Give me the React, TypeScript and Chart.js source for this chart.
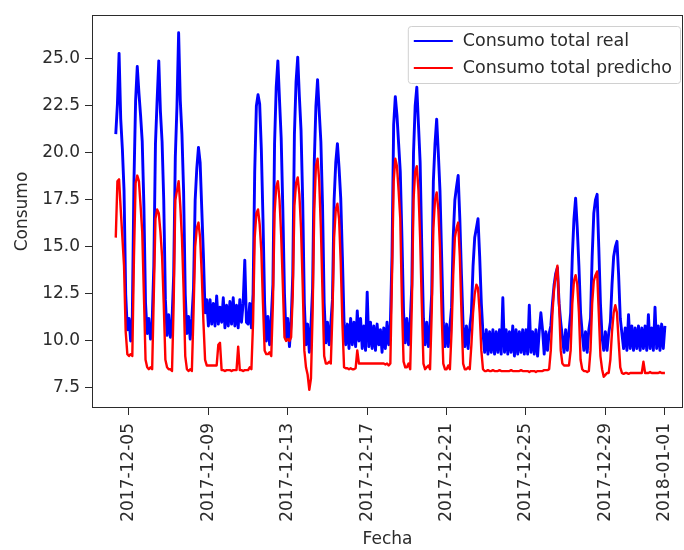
import { useEffect, useRef } from "react";
import { Chart, registerables } from "chart.js";

Chart.register(...registerables);

const FONT = '"DejaVu Sans", "Noto Sans", sans-serif';
const TEXT = "#2b2b2b";
const REAL_COLOR = "#0000ff";
const PRED_COLOR = "#ff0000";

// Readings every two hours (00:00 … 22:00); one row per day.
const hourSteps = [0, 2, 4, 6, 8, 10, 12, 14, 16, 18, 20, 22];
const firstDay = 4; // first row is 2017-12-04

// Dec 4 – Dec 10
const realWeek1: (number | null)[][] = [
  [null, null, null, null, 21.0, 22.6, 25.3, 21.8, 20.2, 18.0, 12.5, 10.6],
  [11.2, 10.0, 11.3, 18.5, 22.8, 24.6, 23.2, 22.0, 20.6, 17.2, 12.0, 10.4],
  [11.2, 10.1, 11.0, 14.0, 20.5, 22.8, 24.9, 22.2, 20.6, 17.5, 12.2, 10.3],
  [11.4, 10.2, 11.1, 13.5, 19.8, 22.5, 26.4, 22.8, 21.0, 18.0, 12.5, 10.4],
  [11.3, 10.1, 11.2, 12.8, 17.5, 19.2, 20.3, 19.5, 17.0, 14.5, 11.5, 12.2],
  [10.8, 12.2, 10.9, 12.0, 10.8, 12.4, 10.9, 11.8, 11.0, 12.3, 10.7, 11.9],
  [10.8, 12.1, 10.9, 12.3, 10.8, 11.9, 10.7, 12.2, 11.0, 12.0, 14.3, 11.0],
];
const predWeek1: (number | null)[][] = [
  [null, null, null, null, 15.5, 18.5, 18.6, 17.0, 15.5, 14.0, 10.5, 9.3],
  [9.2, 9.3, 9.2, 14.5, 18.4, 18.8, 18.5, 17.2, 15.8, 12.5, 9.0, 8.6],
  [8.5, 8.6, 8.5, 12.5, 16.5, 17.0, 16.8, 15.8, 14.5, 12.0, 9.0, 8.6],
  [8.5, 8.5, 8.4, 12.0, 17.5, 18.0, 18.5, 17.2, 15.5, 12.8, 9.2, 8.5],
  [8.4, 8.5, 8.4, 11.5, 15.0, 16.0, 16.3, 15.5, 13.5, 11.0, 9.0, 8.7],
  [8.7, 8.7, 8.7, 8.7, 8.7, 8.7, 9.8, 9.9, 8.45, 8.45, 8.4, 8.45],
  [8.45, 8.45, 8.4, 8.45, 8.45, 8.45, 9.7, 8.45, 8.45, 8.4, 8.45, 8.45],
];

// Dec 11 – Dec 17
const realWeek2: number[][] = [
  [10.9, 12.0, 10.7, 12.5, 19.0, 22.5, 23.1, 22.6, 20.2, 16.5, 12.0, 10.0],
  [11.3, 9.8, 11.2, 13.0, 20.5, 23.5, 24.9, 22.8, 20.8, 17.0, 12.5, 10.1],
  [11.2, 9.7, 11.0, 13.5, 21.0, 23.8, 25.1, 23.0, 21.2, 17.5, 12.0, 9.8],
  [10.9, 9.4, 10.8, 12.8, 19.5, 22.5, 23.9, 22.2, 20.6, 17.2, 12.0, 9.9],
  [11.0, 9.8, 10.9, 12.2, 17.5, 19.5, 20.5, 19.2, 17.6, 14.5, 11.0, 9.8],
  [10.9, 9.6, 11.2, 9.8, 11.0, 9.7, 11.6, 10.0, 11.2, 9.6, 10.8, 9.5],
  [12.6, 9.7, 11.0, 9.6, 10.8, 9.5, 10.9, 9.8, 10.6, 9.4, 10.7, 9.6],
];
const predWeek2: number[][] = [
  [8.45, 8.6, 8.5, 11.0, 15.5, 16.8, 17.0, 16.2, 14.8, 12.0, 9.5, 9.3],
  [9.3, 9.4, 9.2, 12.0, 16.8, 18.2, 18.5, 17.5, 15.6, 13.0, 10.2, 10.0],
  [10.1, 10.0, 10.2, 12.5, 17.2, 18.4, 18.7, 17.8, 16.0, 13.0, 9.5, 8.6],
  [8.2, 7.4, 8.0, 11.5, 17.0, 19.3, 19.7, 18.5, 16.0, 12.5, 9.2, 8.8],
  [8.8, 8.9, 8.8, 11.5, 15.5, 17.0, 17.3, 16.5, 14.2, 11.0, 8.6, 8.55],
  [8.55, 8.5, 8.55, 8.5, 8.5, 8.55, 9.5, 8.8, 8.8, 8.8, 8.8, 8.8],
  [8.8, 8.8, 8.8, 8.8, 8.8, 8.8, 8.8, 8.8, 8.8, 8.8, 8.8, 8.75],
];

// Dec 18 – Dec 24
const realWeek3: number[][] = [
  [11.0, 9.8, 10.9, 14.5, 21.5, 23.0, 22.0, 20.5, 19.0, 15.5, 11.5, 9.9],
  [11.2, 9.8, 11.0, 13.0, 20.0, 22.5, 23.5, 21.5, 19.5, 15.0, 11.2, 9.8],
  [11.0, 9.7, 10.9, 12.5, 18.5, 20.5, 21.8, 20.0, 18.0, 14.5, 11.0, 9.7],
  [10.9, 9.7, 10.8, 11.8, 15.5, 17.5, 18.2, 18.8, 16.5, 13.5, 10.8, 9.7],
  [10.8, 9.6, 10.7, 11.5, 14.0, 15.5, 16.0, 16.5, 14.5, 12.0, 10.4, 9.4],
  [10.6, 9.3, 10.5, 9.4, 10.6, 9.3, 10.5, 9.4, 10.6, 9.3, 12.3, 9.4],
  [10.6, 9.3, 10.5, 9.4, 10.8, 9.2, 10.6, 9.3, 10.5, 9.4, 10.6, 9.3],
];
const predWeek3: number[][] = [
  [8.8, 8.7, 8.8, 13.5, 18.5, 19.7, 19.3, 18.0, 16.5, 12.0, 8.9, 8.6],
  [8.6, 8.8, 8.5, 12.0, 17.5, 19.0, 19.3, 18.0, 15.5, 12.0, 8.8, 8.5],
  [8.6, 8.7, 8.5, 11.5, 16.0, 17.5, 17.9, 17.0, 15.0, 11.5, 8.8, 8.5],
  [8.5, 8.7, 8.5, 10.5, 13.5, 15.5, 16.0, 16.3, 14.5, 11.5, 8.8, 8.5],
  [8.5, 8.6, 8.5, 9.8, 11.5, 12.5, 13.0, 12.8, 11.5, 9.5, 8.5, 8.4],
  [8.4, 8.45, 8.4, 8.4, 8.45, 8.4, 8.4, 8.4, 8.45, 8.4, 8.4, 8.4],
  [8.4, 8.4, 8.4, 8.45, 8.4, 8.4, 8.4, 8.4, 8.4, 8.45, 8.4, 8.4],
];

// Dec 25 – Dec 31
const realWeek4: number[][] = [
  [10.6, 9.3, 11.9, 9.4, 10.5, 9.3, 10.6, 9.2, 10.5, 11.5, 10.6, 9.3],
  [10.5, 9.5, 10.4, 10.8, 12.0, 13.0, 13.6, 13.9, 12.0, 11.0, 10.2, 9.4],
  [10.6, 9.5, 10.5, 11.5, 14.5, 16.5, 17.6, 16.0, 14.0, 11.5, 10.4, 9.5],
  [10.5, 9.4, 10.6, 11.2, 14.5, 16.8, 17.5, 17.8, 15.0, 12.0, 10.2, 9.5],
  [10.5, 9.5, 10.4, 11.0, 13.0, 14.5, 15.0, 15.3, 13.5, 11.2, 10.4, 9.6],
  [10.7, 9.5, 11.4, 9.6, 10.8, 9.5, 10.7, 9.6, 10.8, 9.5, 10.7, 9.6],
  [10.8, 9.5, 11.4, 9.6, 10.7, 9.5, 11.8, 9.6, 10.8, 9.5, 10.9, 9.6],
];
const predWeek4: number[][] = [
  [8.4, 8.4, 8.35, 8.4, 8.4, 8.4, 8.35, 8.4, 8.4, 8.4, 8.4, 8.45],
  [8.45, 8.45, 8.5, 9.5, 11.5, 12.8, 13.5, 14.0, 12.0, 9.5, 8.8, 8.7],
  [8.7, 8.7, 8.7, 9.5, 12.0, 13.2, 13.5, 13.0, 11.5, 9.0, 8.5, 8.4],
  [8.4, 8.35, 8.4, 9.5, 12.0, 13.2, 13.5, 13.7, 11.5, 9.2, 8.5, 8.1],
  [8.2, 8.3, 8.3, 9.0, 10.5, 11.5, 11.9, 11.5, 10.0, 8.6, 8.3, 8.25],
  [8.3, 8.3, 8.25, 8.3, 8.3, 8.3, 8.3, 8.3, 8.3, 8.3, 8.3, 8.9],
  [8.3, 8.3, 8.3, 8.35, 8.3, 8.3, 8.3, 8.3, 8.3, 8.35, 8.3, 8.3],
];

// 2018-01-01 00:00
const realJan1 = [10.8];
const predJan1 = [8.3];

// Axis ticks: day numbers counted from 2017-12-00 (day 32 = 2018-01-01)
const tickDays = [5, 9, 13, 17, 21, 25, 29, 32];
const yTicks = [7.5, 10, 12.5, 15, 17.5, 20, 22.5, 25];

const realRows = [...realWeek1, ...realWeek2, ...realWeek3, ...realWeek4, realJan1];
const predRows = [...predWeek1, ...predWeek2, ...predWeek3, ...predWeek4, predJan1];

function toPoints(rows: (number | null)[][]) {
  const pts: { x: number; y: number }[] = [];
  rows.forEach((row, i) =>
    row.forEach((v, j) => {
      if (v !== null) pts.push({ x: firstDay + i + hourSteps[j] / 24, y: v });
    })
  );
  return pts;
}

function dayLabel(d: number) {
  return new Date(Date.UTC(2017, 11, d)).toISOString().slice(0, 10);
}

// Axes frame on all four sides plus a boxed legend in the upper right
const frameAndLegend = {
  id: "frameAndLegend",
  afterDatasetsDraw(chart: any) {
    const { ctx, chartArea: a } = chart;
    ctx.save();
    ctx.strokeStyle = TEXT;
    ctx.lineWidth = 1;
    ctx.strokeRect(a.left + 0.5, a.top + 0.5, a.right - a.left - 1, a.bottom - a.top - 1);

    const sets = chart.data.datasets;
    ctx.font = `17.5px ${FONT}`;
    const textW = Math.max(...sets.map((s: any) => ctx.measureText(s.label).width));
    const boxW = 56 + textW + 7;
    const boxH = 57;
    const boxR = a.right - 3;
    const boxL = boxR - boxW;
    const boxT = a.top + 11;
    ctx.beginPath();
    ctx.roundRect(boxL + 0.5, boxT + 0.5, boxW, boxH, 3);
    ctx.fillStyle = "rgba(255,255,255,0.85)";
    ctx.fill();
    ctx.strokeStyle = "#d0d0d0";
    ctx.stroke();

    sets.forEach((s: any, i: number) => {
      const y = boxT + 15 + i * 27;
      ctx.strokeStyle = s.borderColor;
      ctx.lineWidth = 2.2;
      ctx.beginPath();
      ctx.moveTo(boxL + 6, y);
      ctx.lineTo(boxL + 45, y);
      ctx.stroke();
      ctx.fillStyle = TEXT;
      ctx.textBaseline = "middle";
      ctx.textAlign = "left";
      ctx.fillText(s.label, boxL + 55, y);
    });
    ctx.restore();
  },
};

export default function App() {
  const ref = useRef<HTMLCanvasElement | null>(null);

  useEffect(() => {
    if (!ref.current) return;
    const tickFont = { family: FONT, size: 17 };
    const chart = new Chart(ref.current, {
      type: "line",
      data: {
        datasets: [
          {
            label: "Consumo total real",
            data: toPoints(realRows),
            borderColor: REAL_COLOR,
            borderWidth: 2.9,
            borderJoinStyle: "round",
            pointRadius: 0,
            tension: 0,
            order: 2,
          },
          {
            label: "Consumo total predicho",
            data: toPoints(predRows),
            borderColor: PRED_COLOR,
            borderWidth: 2.4,
            borderJoinStyle: "round",
            pointRadius: 0,
            tension: 0,
            order: 1,
          },
        ],
      },
      options: {
        animation: false,
        responsive: true,
        maintainAspectRatio: false,
        devicePixelRatio: 1,
        layout: { padding: { top: 15, right: 1, left: 0, bottom: 0 } },
        plugins: { legend: { display: false }, tooltip: { enabled: false } },
        scales: {
          x: {
            type: "linear",
            min: 3.136,
            max: 32.91,
            afterBuildTicks: (s: any) => {
              s.ticks = tickDays.map((v) => ({ value: v }));
            },
            afterFit: (s: any) => {
              s.height = 142;
              s.paddingLeft = 0;
              s.paddingRight = 0;
            },
            ticks: {
              autoSkip: false,
              minRotation: 90,
              maxRotation: 90,
              padding: 8,
              color: TEXT,
              font: tickFont,
              callback: (v: any) => dayLabel(Number(v)),
            },
            grid: { drawOnChartArea: false, drawTicks: true, tickLength: 7, tickColor: TEXT },
            border: { display: false },
            title: {
              display: true,
              text: "Fecha",
              color: TEXT,
              font: tickFont,
              padding: { top: -2, bottom: 0 },
            },
          },
          y: {
            type: "linear",
            min: 6.436,
            max: 27.34,
            afterBuildTicks: (s: any) => {
              s.ticks = yTicks.map((v) => ({ value: v }));
            },
            afterFit: (s: any) => {
              s.width = 92;
              s.paddingTop = 0;
              s.paddingBottom = 0;
            },
            ticks: {
              padding: 5,
              color: TEXT,
              font: tickFont,
              callback: (v: any) => Number(v).toFixed(1),
            },
            grid: { drawOnChartArea: false, drawTicks: true, tickLength: 7, tickColor: TEXT },
            border: { display: false },
            title: {
              display: true,
              text: "Consumo",
              color: TEXT,
              font: tickFont,
              padding: { top: 12, bottom: 0 },
            },
          },
        },
      },
      plugins: [frameAndLegend],
    } as any);
    return () => chart.destroy();
  }, []);

  return (
    <div style={{ position: "fixed", left: 0, top: 0, width: 684, height: 550, background: "#fff" }}>
      <canvas ref={ref} />
    </div>
  );
}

• • •

▸ **Exercise directions**
Begin at the first line of the data above and repeat each line exactly, stopping after the line containing "const firstDay = 4;". Omit the pictures.

▸ **Reply**
Give me the React, TypeScript and Chart.js source for this chart.
import { useEffect, useRef } from "react";
import { Chart, registerables } from "chart.js";

Chart.register(...registerables);

const FONT = '"DejaVu Sans", "Noto Sans", sans-serif';
const TEXT = "#2b2b2b";
const REAL_COLOR = "#0000ff";
const PRED_COLOR = "#ff0000";

// Readings every two hours (00:00 … 22:00); one row per day.
const hourSteps = [0, 2, 4, 6, 8, 10, 12, 14, 16, 18, 20, 22];
const firstDay = 4; // first row is 2017-12-04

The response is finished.